Background: Neurocognitive impairments in executive and mnemonic domains are already evident in the pre-psychotic phases. The longitudinal dynamic course of the neurofunctional abnormalities underlying liability to psychosis and their relation to clinical outcomes is unknown.
Methods: In this study we used functional magnetic resonance imaging (fMRI) in a cohort of subjects at ultra high clinical risk for psychosis (with an "At Risk Mental State", ARMS) and in healthy controls. Images were acquired at baseline and again after one year on a 1.5 Tesla Signa, while patients were performing a visuospatial working memory task. Psychopathological assessment of the prodromal symptoms was conducted at the same time points by using the CAARMS and the PANSS instruments.
Results: There were no significant differences between the ARMS and control groups with respect to age or IQ. Although both groups performed the PAL task with a high degree of accuracy, the ARMS showed an increased latency in answers during the most demanding level of the task.

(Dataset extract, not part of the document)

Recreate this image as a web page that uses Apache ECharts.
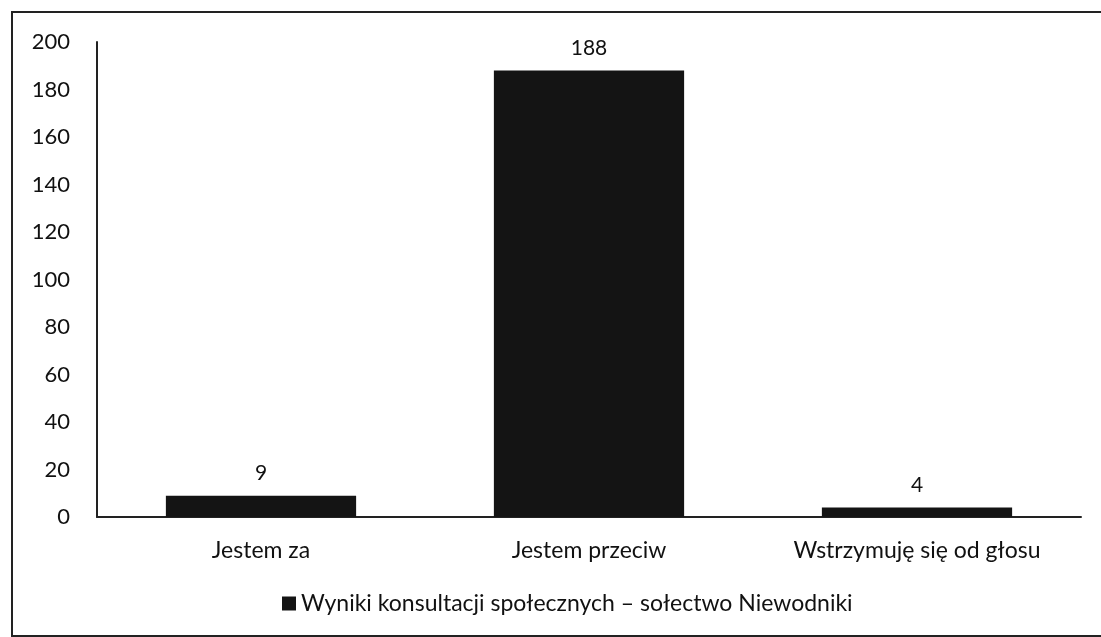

At baseline, such cognitive impairment was associated with reduced activation in the left precuneus, left superior parietal lobule, right middle temporal gyrus in the ARMS as compared to controls. In addition, the ARMS failed to activate parietal areas with increasing difficulty of the task. Between presentation and follow-up the overall clinical status of the ARMS sample improved, despite 2 out of the 15 subjects having developed a full-blown psychosis: the CAARMS (perceptual disorder and thought disorder subscales) and the PANNS general scores decreased, while the GAF score increased. Such clinical amelioration was associated with a longitudinal compensatory increase in occipitoparietal regions.
Conclusions: The prodromal phase of psychosis is associated with functional alterations in parietal and temporal networks subserving visuospatial working memory which are more evident under high cognitive loads. The clinical improvement at one year is associated with a compensatory increase in occipitoparietal regions.